Repeat all of the material below exactly as written, images excluded.

____

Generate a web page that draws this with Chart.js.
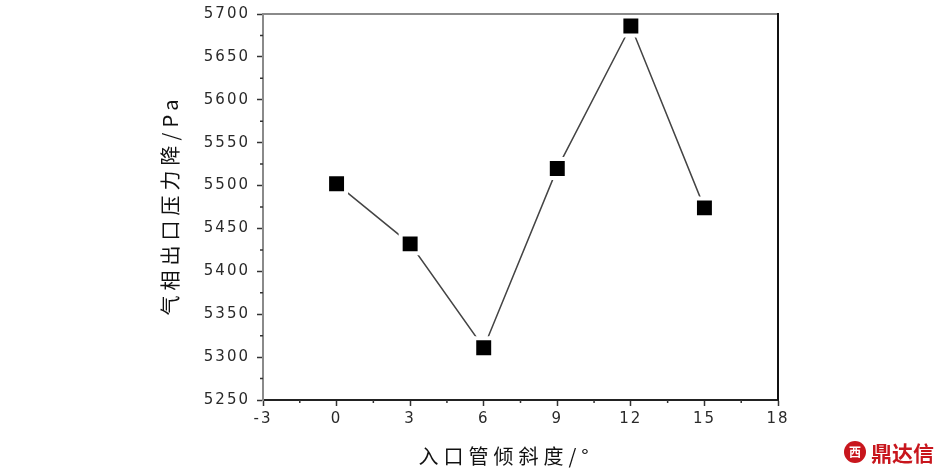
<!DOCTYPE html>
<html>
<head>
<meta charset="utf-8">
<script src="https://cdn.jsdelivr.net/npm/chart.js@4/dist/chart.umd.min.js"></script>
<style>
  html, body { margin: 0; padding: 0; background: #fff; }
  #myChart { display: block; }
</style>
</head>
<body>
<canvas id="myChart" width="945" height="474"></canvas>
<script>
// inlet tilt (deg) and gas-side pressure drop (Pa)
const tilt = [0, 3, 6, 9, 12, 15];
const pressureDrop = [5502, 5432, 5311, 5520, 5686, 5474];
const xMinorTicks = [-1.5, 1.5, 4.5, 7.5, 10.5, 13.5, 16.5];
const yMinorTicks = [5275, 5325, 5375, 5425, 5475, 5525, 5575, 5625, 5675];
const xTitle = '入口管倾斜度/°';
const yTitle = '气相出口压力降/Pa';

const cnFont = '"Noto Sans CJK SC", "Noto Sans", sans-serif';
const numFont = '"DejaVu Sans", "Liberation Sans", sans-serif';

// wide-spaced digits like the scanned figure
const spacing = {
    id: 'spacing',
    beforeDraw(chart) { chart.ctx.letterSpacing = '2px'; }
};

// frame, minor ticks, axis titles and the little logo in the corner
const extras = {
    id: 'extras',
    afterDraw(chart) {
        const ctx = chart.ctx;
        const a = chart.chartArea;
        const x = chart.scales.x, y = chart.scales.y;
        ctx.save();
        // top + right border
        ctx.lineWidth = 2;
        ctx.strokeStyle = '#8a8a8a';
        ctx.beginPath();
        ctx.moveTo(a.left, a.top);
        ctx.lineTo(a.right, a.top);
        ctx.stroke();
        ctx.strokeStyle = '#111';
        ctx.beginPath();
        ctx.moveTo(a.right, a.top - 1);
        ctx.lineTo(a.right, a.bottom);
        ctx.stroke();
        // minor ticks
        ctx.lineWidth = 1.5;
        ctx.strokeStyle = '#333';
        ctx.beginPath();
        xMinorTicks.forEach(v => {
            const px = x.getPixelForValue(v);
            ctx.moveTo(px, a.bottom);
            ctx.lineTo(px, a.bottom + 3);
        });
        yMinorTicks.forEach(v => {
            const py = y.getPixelForValue(v);
            ctx.moveTo(a.left, py);
            ctx.lineTo(a.left - 3, py);
        });
        ctx.stroke();
        // axis titles
        ctx.fillStyle = '#111';
        ctx.font = '20px ' + cnFont;
        ctx.letterSpacing = '5px';
        ctx.textAlign = 'center';
        ctx.textBaseline = 'middle';
        ctx.fillText(xTitle, 506, 456);
        ctx.save();
        ctx.translate(170, 205);
        ctx.rotate(-Math.PI / 2);
        ctx.fillText(yTitle, 0, 0);
        ctx.restore();
        // logo
        ctx.letterSpacing = '0px';
        ctx.fillStyle = '#c8161d';
        ctx.beginPath();
        ctx.arc(855, 452, 11, 0, Math.PI * 2);
        ctx.fill();
        ctx.fillStyle = '#fff';
        ctx.font = 'bold 12px ' + cnFont;
        ctx.fillText('西', 855, 452);
        ctx.fillStyle = '#c8161d';
        ctx.font = 'bold 21px ' + cnFont;
        ctx.textAlign = 'left';
        ctx.fillText('鼎达信', 871, 453);
        ctx.restore();
    }
};

const data = {
    labels: tilt,
    datasets: [{
        data: tilt.map((t, i) => ({x: t, y: pressureDrop[i]})),
        borderColor: '#444',
        borderWidth: 1.5,
        pointStyle: 'rect',
        pointRadius: 13.4,
        pointBackgroundColor: '#000',
        pointBorderColor: '#fff',
        pointBorderWidth: 4,
        tension: 0
    }]
};

const options = {
    responsive: false,
    animation: false,
    devicePixelRatio: 1,
    layout: { autoPadding: false, padding: { top: 14, right: 167, left: 0, bottom: 0 } },
    scales: {
        x: {
            type: 'linear',
            min: -3, max: 18,
            afterFit: (s) => { s.height = 74; s.paddingLeft = 0; s.paddingRight = 0; },
            ticks: { stepSize: 3, color: '#2a2a2a', padding: 4, font: { family: numFont, size: 15 } },
            grid: { drawOnChartArea: false, tickLength: 6, tickWidth: 1.5, tickColor: '#333' },
            border: { color: '#222', width: 2 }
        },
        y: {
            min: 5250, max: 5700,
            afterFit: (s) => { s.width = 263; s.paddingTop = 0; s.paddingBottom = 0; },
            ticks: {
                stepSize: 50, color: '#2a2a2a', padding: 7,
                font: { family: numFont, size: 15 },
                callback: (v) => String(v)
            },
            grid: { drawOnChartArea: false, tickLength: 6, tickWidth: 1.5, tickColor: '#333' },
            border: { color: '#8a8a8a', width: 2 }
        }
    },
    plugins: {
        legend: { display: false },
        tooltip: { enabled: false }
    }
};

new Chart(document.getElementById('myChart'), {
    type: 'line',
    data: data,
    options: options,
    plugins: [spacing, extras]
});
</script>
</body>
</html>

____

### Finished answer
Generate a web page that draws this with Chart.js.
<!DOCTYPE html>
<html>
<head>
<meta charset="utf-8">
<script src="https://cdn.jsdelivr.net/npm/chart.js@4/dist/chart.umd.min.js"></script>
<style>
  html, body { margin: 0; padding: 0; background: #fff; }
  #myChart { display: block; }
</style>
</head>
<body>
<canvas id="myChart" width="945" height="474"></canvas>
<script>
// inlet tilt (deg) and gas-side pressure drop (Pa)
const tilt = [0, 3, 6, 9, 12, 15];
const pressureDrop = [5502, 5432, 5311, 5520, 5686, 5474];
const xMinorTicks = [-1.5, 1.5, 4.5, 7.5, 10.5, 13.5, 16.5];
const yMinorTicks = [5275, 5325, 5375, 5425, 5475, 5525, 5575, 5625, 5675];
const xTitle = '入口管倾斜度/°';
const yTitle = '气相出口压力降/Pa';

const cnFont = '"Noto Sans CJK SC", "Noto Sans", sans-serif';
const numFont = '"DejaVu Sans", "Liberation Sans", sans-serif';

// wide-spaced digits like the scanned figure
const spacing = {
    id: 'spacing',
    beforeDraw(chart) { chart.ctx.letterSpacing = '2px'; }
};

// frame, minor ticks, axis titles and the little logo in the corner
const extras = {
    id: 'extras',
    afterDraw(chart) {
        const ctx = chart.ctx;
        const a = chart.chartArea;
        const x = chart.scales.x, y = chart.scales.y;
        ctx.save();
        // top + right border
        ctx.lineWidth = 2;
        ctx.strokeStyle = '#8a8a8a';
        ctx.beginPath();
        ctx.moveTo(a.left, a.top);
        ctx.lineTo(a.right, a.top);
        ctx.stroke();
        ctx.strokeStyle = '#111';
        ctx.beginPath();
        ctx.moveTo(a.right, a.top - 1);
        ctx.lineTo(a.right, a.bottom);
        ctx.stroke();
        // minor ticks
        ctx.lineWidth = 1.5;
        ctx.strokeStyle = '#333';
        ctx.beginPath();
        xMinorTicks.forEach(v => {
            const px = x.getPixelForValue(v);
            ctx.moveTo(px, a.bottom);
            ctx.lineTo(px, a.bottom + 3);
        });
        yMinorTicks.forEach(v => {
            const py = y.getPixelForValue(v);
            ctx.moveTo(a.left, py);
            ctx.lineTo(a.left - 3, py);
        });
        ctx.stroke();
        // axis titles
        ctx.fillStyle = '#111';
        ctx.font = '20px ' + cnFont;
        ctx.letterSpacing = '5px';
        ctx.textAlign = 'center';
        ctx.textBaseline = 'middle';
        ctx.fillText(xTitle, 506, 456);
        ctx.save();
        ctx.translate(170, 205);
        ctx.rotate(-Math.PI / 2);
        ctx.fillText(yTitle, 0, 0);
        ctx.restore();
        // logo
        ctx.letterSpacing = '0px';
        ctx.fillStyle = '#c8161d';
        ctx.beginPath();
        ctx.arc(855, 452, 11, 0, Math.PI * 2);
        ctx.fill();
        ctx.fillStyle = '#fff';
        ctx.font = 'bold 12px ' + cnFont;
        ctx.fillText('西', 855, 452);
        ctx.fillStyle = '#c8161d';
        ctx.font = 'bold 21px ' + cnFont;
        ctx.textAlign = 'left';
        ctx.fillText('鼎达信', 871, 453);
        ctx.restore();
    }
};

const data = {
    labels: tilt,
    datasets: [{
        data: tilt.map((t, i) => ({x: t, y: pressureDrop[i]})),
        borderColor: '#444',
        borderWidth: 1.5,
        pointStyle: 'rect',
        pointRadius: 13.4,
        pointBackgroundColor: '#000',
        pointBorderColor: '#fff',
        pointBorderWidth: 4,
        tension: 0
    }]
};

const options = {
    responsive: false,
    animation: false,
    devicePixelRatio: 1,
    layout: { autoPadding: false, padding: { top: 14, right: 167, left: 0, bottom: 0 } },
    scales: {
        x: {
            type: 'linear',
            min: -3, max: 18,
            afterFit: (s) => { s.height = 74; s.paddingLeft = 0; s.paddingRight = 0; },
            ticks: { stepSize: 3, color: '#2a2a2a', padding: 4, font: { family: numFont, size: 15 } },
            grid: { drawOnChartArea: false, tickLength: 6, tickWidth: 1.5, tickColor: '#333' },
            border: { color: '#222', width: 2 }
        },
        y: {
            min: 5250, max: 5700,
            afterFit: (s) => { s.width = 263; s.paddingTop = 0; s.paddingBottom = 0; },
            ticks: {
                stepSize: 50, color: '#2a2a2a', padding: 7,
                font: { family: numFont, size: 15 },
                callback: (v) => String(v)
            },
            grid: { drawOnChartArea: false, tickLength: 6, tickWidth: 1.5, tickColor: '#333' },
            border: { color: '#8a8a8a', width: 2 }
        }
    },
    plugins: {
        legend: { display: false },
        tooltip: { enabled: false }
    }
};

new Chart(document.getElementById('myChart'), {
    type: 'line',
    data: data,
    options: options,
    plugins: [spacing, extras]
});
</script>
</body>
</html>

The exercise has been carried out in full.